> RAW DATA:

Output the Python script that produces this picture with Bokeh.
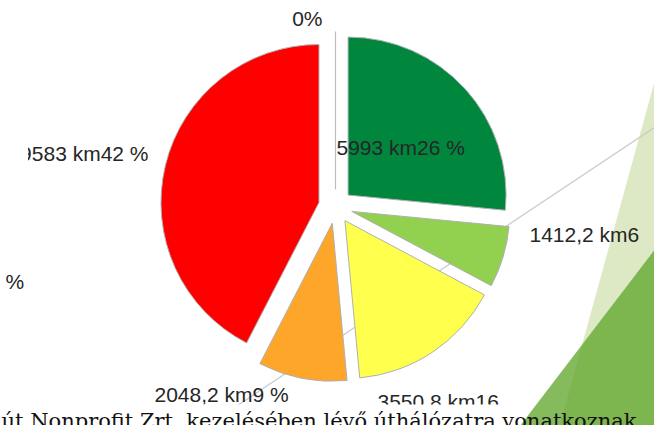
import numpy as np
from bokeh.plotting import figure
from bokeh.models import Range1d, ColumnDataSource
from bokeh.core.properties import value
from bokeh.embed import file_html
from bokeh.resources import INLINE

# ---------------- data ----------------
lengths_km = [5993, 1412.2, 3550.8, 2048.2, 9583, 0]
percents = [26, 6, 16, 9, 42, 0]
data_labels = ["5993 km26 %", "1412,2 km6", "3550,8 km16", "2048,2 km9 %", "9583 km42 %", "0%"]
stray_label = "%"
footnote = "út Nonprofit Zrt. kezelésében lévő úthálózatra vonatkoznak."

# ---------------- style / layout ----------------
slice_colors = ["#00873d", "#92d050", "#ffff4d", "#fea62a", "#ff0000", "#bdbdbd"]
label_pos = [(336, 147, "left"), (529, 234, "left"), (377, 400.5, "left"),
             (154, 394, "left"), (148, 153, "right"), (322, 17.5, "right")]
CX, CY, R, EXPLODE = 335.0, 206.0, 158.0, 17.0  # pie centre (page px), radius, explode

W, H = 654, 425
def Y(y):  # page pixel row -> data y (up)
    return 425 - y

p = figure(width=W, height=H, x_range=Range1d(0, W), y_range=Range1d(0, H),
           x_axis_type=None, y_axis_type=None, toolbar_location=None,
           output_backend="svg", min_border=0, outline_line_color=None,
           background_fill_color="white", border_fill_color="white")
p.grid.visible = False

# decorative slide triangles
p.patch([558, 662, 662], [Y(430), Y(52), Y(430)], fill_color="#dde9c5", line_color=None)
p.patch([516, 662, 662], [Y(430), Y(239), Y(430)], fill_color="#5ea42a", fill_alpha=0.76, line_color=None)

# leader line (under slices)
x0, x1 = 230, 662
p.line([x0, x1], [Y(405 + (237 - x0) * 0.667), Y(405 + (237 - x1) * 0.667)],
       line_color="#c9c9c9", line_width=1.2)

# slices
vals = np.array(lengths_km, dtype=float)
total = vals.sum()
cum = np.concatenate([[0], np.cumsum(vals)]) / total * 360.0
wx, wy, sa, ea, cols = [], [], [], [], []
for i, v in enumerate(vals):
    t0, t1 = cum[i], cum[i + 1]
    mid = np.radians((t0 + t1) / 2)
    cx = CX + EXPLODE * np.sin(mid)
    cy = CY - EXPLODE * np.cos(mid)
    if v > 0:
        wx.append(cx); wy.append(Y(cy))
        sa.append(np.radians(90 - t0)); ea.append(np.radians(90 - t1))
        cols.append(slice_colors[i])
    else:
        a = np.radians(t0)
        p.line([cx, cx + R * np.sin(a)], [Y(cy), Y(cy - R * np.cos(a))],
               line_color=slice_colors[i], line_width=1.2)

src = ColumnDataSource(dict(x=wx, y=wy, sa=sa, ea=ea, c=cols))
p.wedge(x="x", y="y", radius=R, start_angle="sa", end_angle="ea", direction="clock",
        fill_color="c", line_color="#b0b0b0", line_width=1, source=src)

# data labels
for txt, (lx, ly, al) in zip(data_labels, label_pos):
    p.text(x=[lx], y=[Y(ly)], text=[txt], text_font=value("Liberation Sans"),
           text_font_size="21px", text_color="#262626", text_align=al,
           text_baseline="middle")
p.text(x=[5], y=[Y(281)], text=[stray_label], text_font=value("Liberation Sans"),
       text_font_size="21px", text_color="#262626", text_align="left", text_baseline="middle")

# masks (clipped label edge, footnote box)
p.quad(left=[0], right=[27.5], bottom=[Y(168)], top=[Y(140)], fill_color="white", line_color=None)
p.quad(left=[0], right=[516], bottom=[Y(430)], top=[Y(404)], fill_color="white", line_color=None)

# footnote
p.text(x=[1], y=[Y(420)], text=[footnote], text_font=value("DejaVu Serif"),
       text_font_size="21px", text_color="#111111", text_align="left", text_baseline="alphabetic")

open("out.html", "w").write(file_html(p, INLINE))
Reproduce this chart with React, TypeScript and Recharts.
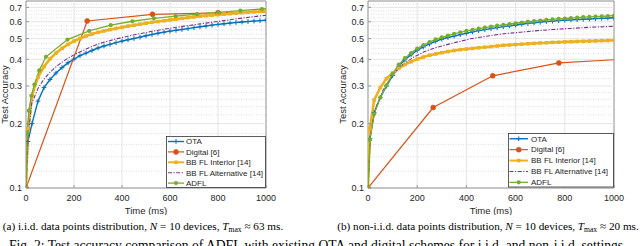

> DIRECTION: Repeat the listing above exactly, with no pictures.

> WRITTEN SOLUTION:
Output the Python script that produces this picture with Bokeh.
import numpy as np
from bokeh.plotting import figure
from bokeh.models import Range1d, ColumnDataSource
from bokeh.core.properties import value
from bokeh.embed import file_html
from bokeh.resources import INLINE

# ---------------- data ----------------
lengths_km = [5993, 1412.2, 3550.8, 2048.2, 9583, 0]
percents = [26, 6, 16, 9, 42, 0]
data_labels = ["5993 km26 %", "1412,2 km6", "3550,8 km16", "2048,2 km9 %", "9583 km42 %", "0%"]
stray_label = "%"
footnote = "út Nonprofit Zrt. kezelésében lévő úthálózatra vonatkoznak."

# ---------------- style / layout ----------------
slice_colors = ["#00873d", "#92d050", "#ffff4d", "#fea62a", "#ff0000", "#bdbdbd"]
label_pos = [(336, 147, "left"), (529, 234, "left"), (377, 400.5, "left"),
             (154, 394, "left"), (148, 153, "right"), (322, 17.5, "right")]
CX, CY, R, EXPLODE = 335.0, 206.0, 158.0, 17.0  # pie centre (page px), radius, explode

W, H = 654, 425
def Y(y):  # page pixel row -> data y (up)
    return 425 - y

p = figure(width=W, height=H, x_range=Range1d(0, W), y_range=Range1d(0, H),
           x_axis_type=None, y_axis_type=None, toolbar_location=None,
           output_backend="svg", min_border=0, outline_line_color=None,
           background_fill_color="white", border_fill_color="white")
p.grid.visible = False

# decorative slide triangles
p.patch([558, 662, 662], [Y(430), Y(52), Y(430)], fill_color="#dde9c5", line_color=None)
p.patch([516, 662, 662], [Y(430), Y(239), Y(430)], fill_color="#5ea42a", fill_alpha=0.76, line_color=None)

# leader line (under slices)
x0, x1 = 230, 662
p.line([x0, x1], [Y(405 + (237 - x0) * 0.667), Y(405 + (237 - x1) * 0.667)],
       line_color="#c9c9c9", line_width=1.2)

# slices
vals = np.array(lengths_km, dtype=float)
total = vals.sum()
cum = np.concatenate([[0], np.cumsum(vals)]) / total * 360.0
wx, wy, sa, ea, cols = [], [], [], [], []
for i, v in enumerate(vals):
    t0, t1 = cum[i], cum[i + 1]
    mid = np.radians((t0 + t1) / 2)
    cx = CX + EXPLODE * np.sin(mid)
    cy = CY - EXPLODE * np.cos(mid)
    if v > 0:
        wx.append(cx); wy.append(Y(cy))
        sa.append(np.radians(90 - t0)); ea.append(np.radians(90 - t1))
        cols.append(slice_colors[i])
    else:
        a = np.radians(t0)
        p.line([cx, cx + R * np.sin(a)], [Y(cy), Y(cy - R * np.cos(a))],
               line_color=slice_colors[i], line_width=1.2)

src = ColumnDataSource(dict(x=wx, y=wy, sa=sa, ea=ea, c=cols))
p.wedge(x="x", y="y", radius=R, start_angle="sa", end_angle="ea", direction="clock",
        fill_color="c", line_color="#b0b0b0", line_width=1, source=src)

# data labels
for txt, (lx, ly, al) in zip(data_labels, label_pos):
    p.text(x=[lx], y=[Y(ly)], text=[txt], text_font=value("Liberation Sans"),
           text_font_size="21px", text_color="#262626", text_align=al,
           text_baseline="middle")
p.text(x=[5], y=[Y(281)], text=[stray_label], text_font=value("Liberation Sans"),
       text_font_size="21px", text_color="#262626", text_align="left", text_baseline="middle")

# masks (clipped label edge, footnote box)
p.quad(left=[0], right=[27.5], bottom=[Y(168)], top=[Y(140)], fill_color="white", line_color=None)
p.quad(left=[0], right=[516], bottom=[Y(430)], top=[Y(404)], fill_color="white", line_color=None)

# footnote
p.text(x=[1], y=[Y(420)], text=[footnote], text_font=value("DejaVu Serif"),
       text_font_size="21px", text_color="#111111", text_align="left", text_baseline="alphabetic")

open("out.html", "w").write(file_html(p, INLINE))
Reproduce this chart with React, TypeScript and Recharts.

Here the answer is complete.